A biomedical relation statement is commonly expressed in multiple sentences and consists of many concepts, including gene, disease, chemical, and mutation. To automatically extract information from biomedical literature, existing biomedical text-mining approaches typically formulate the problem as a cross-sentence n-ary relation-extraction task that detects relations among n entities across multiple sentences, and use either a graph neural network (GNN) with long short-term memory (LSTM) or an attention mechanism. Recently, Transformer has been shown to outperform LSTM on many natural language processing (NLP) tasks. In this work, we propose a novel architecture that combines Bidirectional Encoder Representations from Transformers with Graph Transformer (BERT-GT), through integrating a neighbor-attention mechanism into the BERT architecture.

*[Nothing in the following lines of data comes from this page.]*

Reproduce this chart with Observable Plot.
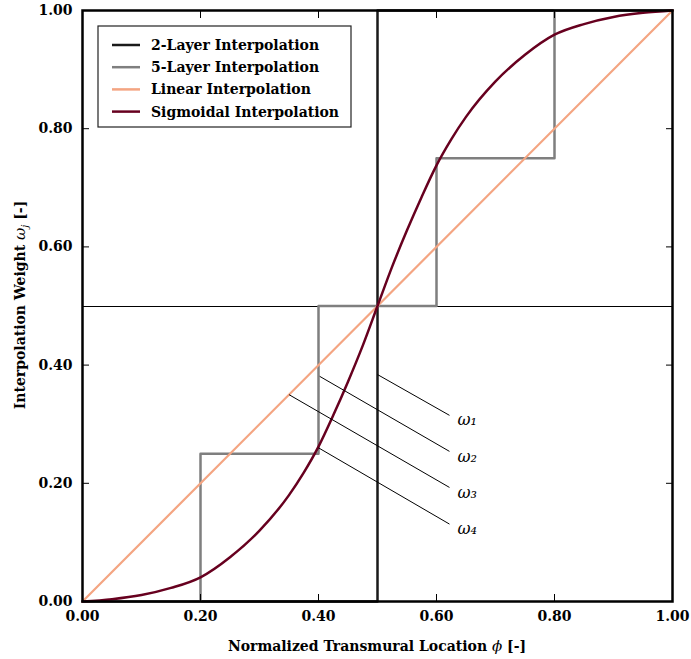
<!DOCTYPE html>
<html><head><meta charset="utf-8">
<script src="https://cdn.jsdelivr.net/npm/d3@7"></script>
<script src="https://cdn.jsdelivr.net/npm/@observablehq/plot@0.6"></script>
<style>body{margin:0;background:#fff}#chart{width:691px;height:659px}</style>
</head><body><div id="chart"></div>
<script>
const xTicks = [0, 0.2, 0.4, 0.6, 0.8, 1.0];
const yTicks = [0, 0.2, 0.4, 0.6, 0.8, 1.0];
const seriesNames = ["2-Layer Interpolation", "5-Layer Interpolation", "Linear Interpolation", "Sigmoidal Interpolation"];
const seriesColors = ["#1a1a1a", "#7f7f7f", "#f4a582", "#67001f"];
const twoLayerX = [0, 0.5, 0.5, 1];
const twoLayerY = [0, 0, 1, 1];
const fiveLayerX = [0, 0.2, 0.2, 0.4, 0.4, 0.6, 0.6, 0.8, 0.8, 1];
const fiveLayerY = [0, 0, 0.25, 0.25, 0.5, 0.5, 0.75, 0.75, 1, 1];
const linearX = [0, 1];
const linearY = [0, 1];
const sigmoidX = [0, 0.05, 0.1, 0.15, 0.2, 0.25, 0.3, 0.35, 0.375, 0.4, 0.425, 0.45, 0.475, 0.5, 0.525, 0.55, 0.575, 0.6, 0.625, 0.65, 0.7, 0.75, 0.8, 0.85, 0.9, 0.95, 1];
const sigmoidY = [0, 0.004, 0.011, 0.023, 0.041, 0.075, 0.12, 0.18, 0.218, 0.262, 0.315, 0.372, 0.433, 0.5, 0.567, 0.628, 0.685, 0.738, 0.782, 0.82, 0.88, 0.925, 0.959, 0.977, 0.989, 0.996, 1];
const refLineY = [0.5];
const annotLabels = ["ω₁", "ω₂", "ω₃", "ω₄"];
const annotX1 = [0.5, 0.402, 0.35, 0.4];
const annotY1 = [0.384, 0.381, 0.35, 0.26];
const annotX2 = [0.622, 0.622, 0.622, 0.622];
const annotY2 = [0.315, 0.254, 0.193, 0.131];

const toPts = (xs, ys) => xs.map((x, i) => ({x, y: ys[i]}));
const annot = annotLabels.map((s, i) => ({s, x1: annotX1[i], y1: annotY1[i], x2: annotX2[i], y2: annotY2[i]}));
const fmt = d3.format(".2f");
const serif = "'DejaVu Serif', 'Liberation Serif', serif";
const T = 7;

const svg = Plot.plot({
  width: 691, height: 659,
  marginLeft: 82, marginRight: 19, marginTop: 10, marginBottom: 58,
  style: {fontFamily: serif, fontSize: "14px", fontWeight: "bold", background: "#fff"},
  x: {domain: [0, 1], label: null},
  y: {domain: [0, 1], label: null},
  marks: [
    Plot.ruleY(refLineY, {stroke: "#000", strokeWidth: 1, shapeRendering: "crispEdges"}),
    Plot.line(toPts(twoLayerX, twoLayerY), {x: "x", y: "y", stroke: seriesColors[0], strokeWidth: 2.5}),
    Plot.line(toPts(fiveLayerX, fiveLayerY), {x: "x", y: "y", stroke: seriesColors[1], strokeWidth: 2.5}),
    Plot.line(toPts(linearX, linearY), {x: "x", y: "y", stroke: seriesColors[2], strokeWidth: 2.2}),
    Plot.line(toPts(sigmoidX, sigmoidY), {x: "x", y: "y", stroke: seriesColors[3], strokeWidth: 2.5, curve: "monotone-x"}),
    Plot.link(annot, {x1: "x1", y1: "y1", x2: "x2", y2: "y2", stroke: "#000", strokeWidth: 1}),
    Plot.text(annot, {x: "x2", y: "y2", text: "s", dx: 8, dy: 5, textAnchor: "start", fontStyle: "italic", fontWeight: "normal", fontSize: 16}),
    Plot.frame({stroke: "#000", strokeWidth: 2.5}),
    Plot.axisX({anchor: "bottom", ticks: xTicks, tickSize: 0, tickPadding: 10, tickFormat: fmt}),
    Plot.axisY({anchor: "left", ticks: yTicks, tickSize: 0, tickPadding: 10, tickFormat: fmt}),
    Plot.axisX({anchor: "bottom", ticks: xTicks, tickSize: T, dy: -T, tickFormat: () => ""}),
    Plot.axisX({anchor: "top", ticks: xTicks, tickSize: T, dy: T, tickFormat: () => ""}),
    Plot.axisY({anchor: "left", ticks: yTicks, tickSize: T, dx: T, tickFormat: () => ""}),
    Plot.axisY({anchor: "right", ticks: yTicks, tickSize: T, dx: -T, tickFormat: () => ""})
  ]
});

const s = d3.select(svg);
// axis titles
const xl = s.append("text").attr("x", 377).attr("y", 651).attr("text-anchor", "middle")
  .attr("font-family", serif).attr("font-size", 14).attr("font-weight", "bold").attr("fill", "#000");
xl.append("tspan").text("Normalized Transmural Location ");
xl.append("tspan").attr("font-style", "italic").attr("font-weight", "normal").attr("font-size", 15).text("ϕ");
xl.append("tspan").text(" [-]");

const yl = s.append("text").attr("transform", "translate(25,305) rotate(-90)").attr("text-anchor", "middle")
  .attr("font-family", serif).attr("font-size", 14).attr("font-weight", "bold").attr("fill", "#000");
yl.append("tspan").text("Interpolation Weight ");
yl.append("tspan").attr("font-style", "italic").attr("font-weight", "normal").attr("font-size", 15).text("ω");
yl.append("tspan").attr("font-style", "italic").attr("font-weight", "normal").attr("font-size", 10).attr("dy", 3).text("j");
yl.append("tspan").attr("dy", -3).text(" [-]");

// legend
const lg = s.append("g").attr("transform", "translate(98,26)");
lg.append("rect").attr("width", 253).attr("height", 101).attr("fill", "#fff").attr("stroke", "#222").attr("stroke-width", 1.2);
seriesNames.forEach((name, i) => {
  const row = lg.append("g").attr("transform", `translate(0,${19 + 22.2 * i})`);
  row.append("line").attr("x1", 14).attr("x2", 42).attr("stroke", seriesColors[i]).attr("stroke-width", 2.5);
  row.append("text").attr("x", 53).attr("dy", "0.35em").attr("text-anchor", "start").attr("font-family", serif)
    .attr("font-size", 14).attr("font-weight", "bold").attr("fill", "#000").text(name);
});

document.getElementById("chart").appendChild(svg);
</script>
</body></html>
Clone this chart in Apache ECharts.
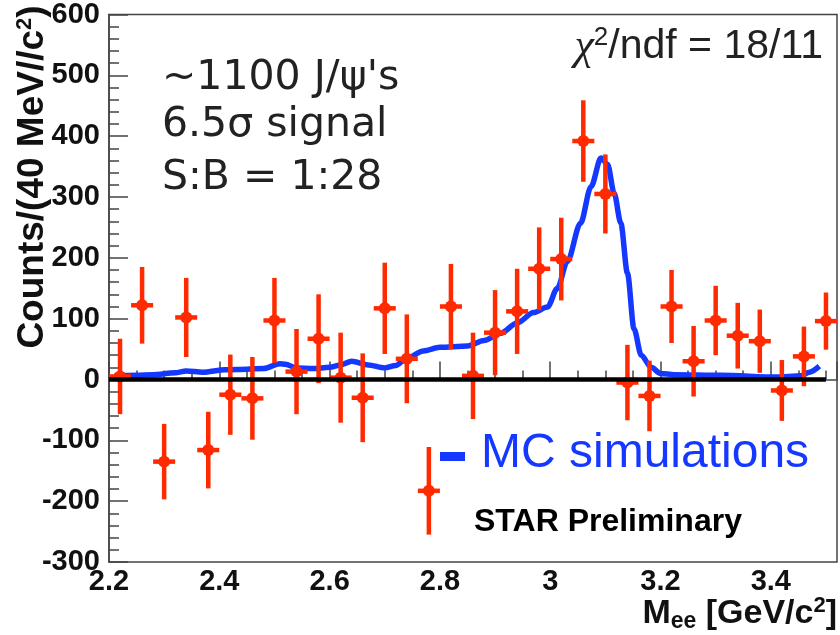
<!DOCTYPE html>
<html>
<head>
<meta charset="utf-8">
<script src="https://cdn.jsdelivr.net/npm/echarts@6/dist/echarts.min.js"></script>
<style>
  html, body { margin: 0; padding: 0; background: #fff; }
  #chart { width: 840px; height: 635px; }
</style>
</head>
<body>
<div id="chart"></div>
<script>
// invariant mass bin centres (GeV/c^2), 40 MeV bins
const massBins = [2.22, 2.26, 2.30, 2.34, 2.38, 2.42, 2.46, 2.50, 2.54, 2.58, 2.62,
  2.66, 2.70, 2.74, 2.78, 2.82, 2.86, 2.90, 2.94, 2.98, 3.02, 3.06,
  3.10, 3.14, 3.18, 3.22, 3.26, 3.30, 3.34, 3.38, 3.42, 3.46, 3.50]
// background-subtracted counts and their errors
const counts = [5, 122, -135, 102, -116, -25, -31, 97, 13, 67, 3,
  -30, 117, 34, -183, 120, 6, 77, 112, 182, 198, 392,
  305, -5, -27, 120, 30, 97, 72, 63, -18, 38, 96]
const errors = [62, 63, 62, 65, 63, 66, 68, 70, 70, 73, 74,
  73, 75, 73, 72, 70, 71, 70, 70, 68, 68, 67,
  65, 62, 58, 60, 58, 57, 54, 52, 50, 49, 47]

// MC simulation curve
const mcMass = [2.21, 2.25, 2.28, 2.32, 2.34, 2.37, 2.41, 2.45, 2.48, 2.51, 2.52,
  2.54, 2.57, 2.60, 2.62, 2.64, 2.67, 2.70, 2.72, 2.74, 2.77, 2.80,
  2.85, 2.88, 2.91, 2.94, 2.97, 2.995, 3.013, 3.031, 3.055, 3.074, 3.092,
  3.104, 3.116, 3.128, 3.14, 3.152, 3.165, 3.183, 3.20, 3.225, 3.31,
  3.41, 3.455, 3.47, 3.488]
const mcCounts = [6, 7, 8, 11, 14, 12, 16, 17, 18, 26, 25,
  19, 18, 20, 24, 30, 24, 19, 23, 35, 47, 53,
  55, 64, 76, 93, 110, 119, 150, 194, 257, 317, 364,
  354, 306, 257, 175, 83, 40, 20, 10, 8, 7,
  4, 6, 12, 22]

const xTicks = [2.2, 2.4, 2.6, 2.8, 3.0, 3.2, 3.4]
const zeroLine = [[2.2, 0], [3.5, 0]]

const RED = '#ff2a00'
const BLUE = '#1438ff'
const halfBin = 0.02
const SANS = 'Liberation Sans, Arial, sans-serif'

const chart = echarts.init(document.getElementById('chart'))

const pointData = massBins.map((m, i) => [m, counts[i], errors[i]])
const mcData = mcMass.map((m, i) => [m, mcCounts[i]])

const tickFont = {
  fontFamily: SANS,
  fontWeight: 'bold',
  fontSize: 29,
  color: '#111'
}

const option = {
  animation: false,
  backgroundColor: '#fff',
  grid: {
    left: 109,
    top: 11,
    right: 3,
    bottom: 73,
    show: true,
    borderColor: '#444',
    borderWidth: 1.5
  },
  xAxis: {
    type: 'value',
    min: 2.2,
    max: 3.52,
    interval: 0.2,
    axisLine: { lineStyle: { color: '#444', width: 1.5 } },
    axisTick: { inside: true, length: 18, lineStyle: { color: '#444', width: 1.5 } },
    minorTick: { show: true, splitNumber: 4, length: 9, lineStyle: { color: '#444', width: 1.5 } },
    splitLine: { show: false },
    axisLabel: Object.assign({}, tickFont, {
      margin: 5,
      showMaxLabel: false,
      formatter: v => (xTicks.some(t => Math.abs(t - v) < 1e-6) ? String(+v.toFixed(1)) : '')
    })
  },
  yAxis: {
    type: 'value',
    min: -300,
    max: 600,
    interval: 100,
    axisLine: { show: true, lineStyle: { color: '#444', width: 1.5 } },
    axisTick: { show: true, inside: true, length: 19, lineStyle: { color: '#444', width: 1.5 } },
    minorTick: { show: true, splitNumber: 5, length: 10, lineStyle: { color: '#444', width: 1.5 } },
    splitLine: { show: false },
    axisLabel: Object.assign({}, tickFont, { margin: 9 })
  },
  series: [
    {
      name: 'MC simulations',
      type: 'line',
      data: mcData,
      smooth: 0.3,
      smoothMonotone: 'x',
      showSymbol: false,
      lineStyle: { color: BLUE, width: 5.5 },
      z: 2
    },
    {
      name: 'data',
      type: 'custom',
      data: pointData,
      z: 3,
      renderItem: (params, api) => {
        const x = api.value(0)
        const y = api.value(1)
        const e = api.value(2)
        const c = api.coord([x, y])
        const top = api.coord([x, y + e])
        const bot = api.coord([x, y - e])
        const l = api.coord([x - halfBin, y])
        const r = api.coord([x + halfBin, y])
        return {
          type: 'group',
          children: [
            {
              type: 'line',
              shape: { x1: c[0], y1: top[1], x2: c[0], y2: bot[1] },
              style: { stroke: RED, lineWidth: 4.5 }
            },
            {
              type: 'line',
              shape: { x1: l[0], y1: c[1], x2: r[0], y2: c[1] },
              style: { stroke: RED, lineWidth: 4.5 }
            },
            {
              type: 'circle',
              shape: { cx: c[0], cy: c[1], r: 6 },
              style: { fill: RED }
            }
          ]
        }
      }
    },
    {
      name: 'zero',
      type: 'line',
      data: zeroLine,
      showSymbol: false,
      lineStyle: { color: '#000', width: 4.5 },
      z: 4
    }
  ],
  graphic: [
    {
      type: 'text',
      x: 33,
      y: 177,
      rotation: Math.PI / 2,
      style: {
        text: 'Counts/(40 MeV//c{sup|2})',
        rich: { sup: { fontSize: 22, fontWeight: 'bold', fontFamily: SANS, padding: [0, 0, 16, 0], fill: '#111' } },
        fontFamily: SANS,
        fontWeight: 'bold',
        fontSize: 37,
        fill: '#111',
        align: 'center',
        verticalAlign: 'middle'
      }
    },
    {
      type: 'text',
      x: 837,
      y: 614,
      style: {
        text: 'M{sub|ee} [GeV/c{sup|2}]',
        rich: {
          sub: { fontSize: 23, fontWeight: 'bold', fontFamily: SANS, padding: [16, 0, 0, 0], fill: '#111' },
          sup: { fontSize: 22, fontWeight: 'bold', fontFamily: SANS, padding: [0, 0, 16, 0], fill: '#111' }
        },
        fontFamily: SANS,
        fontWeight: 'bold',
        fontSize: 34,
        fill: '#111',
        align: 'right',
        verticalAlign: 'middle'
      }
    },
    {
      type: 'text',
      x: 162,
      y: 78,
      style: { text: "~1100 J/ψ's", fontFamily: 'DejaVu Sans, sans-serif', fontSize: 41, fill: '#222', verticalAlign: 'middle' }
    },
    {
      type: 'text',
      x: 162,
      y: 125,
      style: { text: '6.5σ signal', fontFamily: 'DejaVu Sans, sans-serif', fontSize: 41, fill: '#222', verticalAlign: 'middle' }
    },
    {
      type: 'text',
      x: 162,
      y: 178,
      style: { text: 'S:B = 1:28', fontFamily: 'DejaVu Sans, sans-serif', fontSize: 41, fill: '#222', verticalAlign: 'middle' }
    },
    {
      type: 'text',
      x: 823,
      y: 47,
      style: {
        text: '{chi|χ}{sup|2}/ndf = 18/11',
        rich: {
          chi: { fontFamily: 'Liberation Serif, serif', fontStyle: 'italic', fontSize: 44, fill: '#222' },
          sup: { fontFamily: SANS, fontSize: 26, padding: [0, 0, 18, 0], fill: '#222' }
        },
        fontFamily: SANS,
        fontSize: 41,
        fill: '#222',
        align: 'right',
        verticalAlign: 'middle'
      }
    },
    {
      type: 'rect',
      shape: { x: 440, y: 452, width: 25, height: 9 },
      style: { fill: BLUE }
    },
    {
      type: 'text',
      x: 481,
      y: 454,
      style: { text: 'MC simulations', fontFamily: SANS, fontSize: 48, fill: BLUE, verticalAlign: 'middle' }
    },
    {
      type: 'text',
      x: 474,
      y: 522,
      style: { text: 'STAR Preliminary', fontFamily: SANS, fontWeight: 'bold', fontSize: 32, fill: '#000', verticalAlign: 'middle' }
    }
  ]
}

chart.setOption(option)
</script>
</body>
</html>
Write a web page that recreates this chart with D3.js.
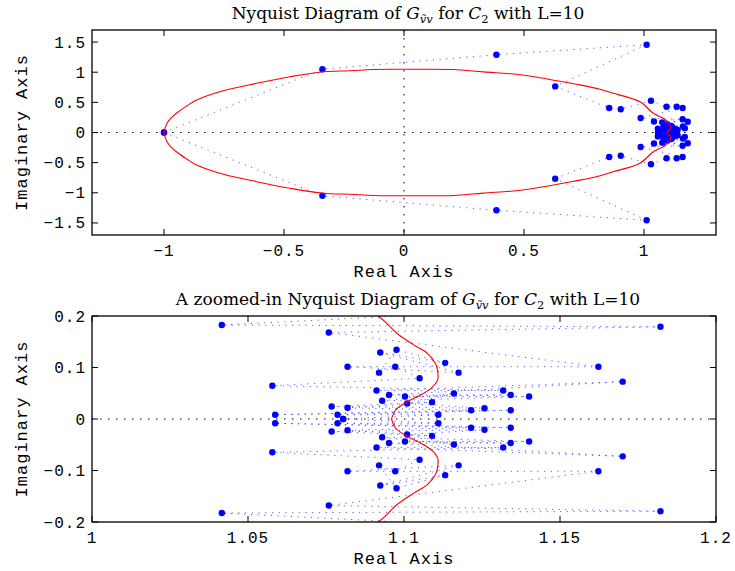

Unlike the original Transformer architecture, which utilizes the whole sentence(s) to calculate the attention of the current token, the neighbor-attention mechanism in our method calculates its attention utilizing only its neighbor tokens. Thus, each token can pay attention to its neighbor information with little noise. We show that this is critically important when the text is very long, as in cross-sentence or abstract-level relation-extraction tasks. Our benchmarking results show improvements of 5.44% and 3.89% in accuracy and F1-measure over the state-of-the-art on n-ary and chemical-protein relation datasets, suggesting BERT-GT is a robust approach that is applicable to other biomedical relation extraction tasks or datasets.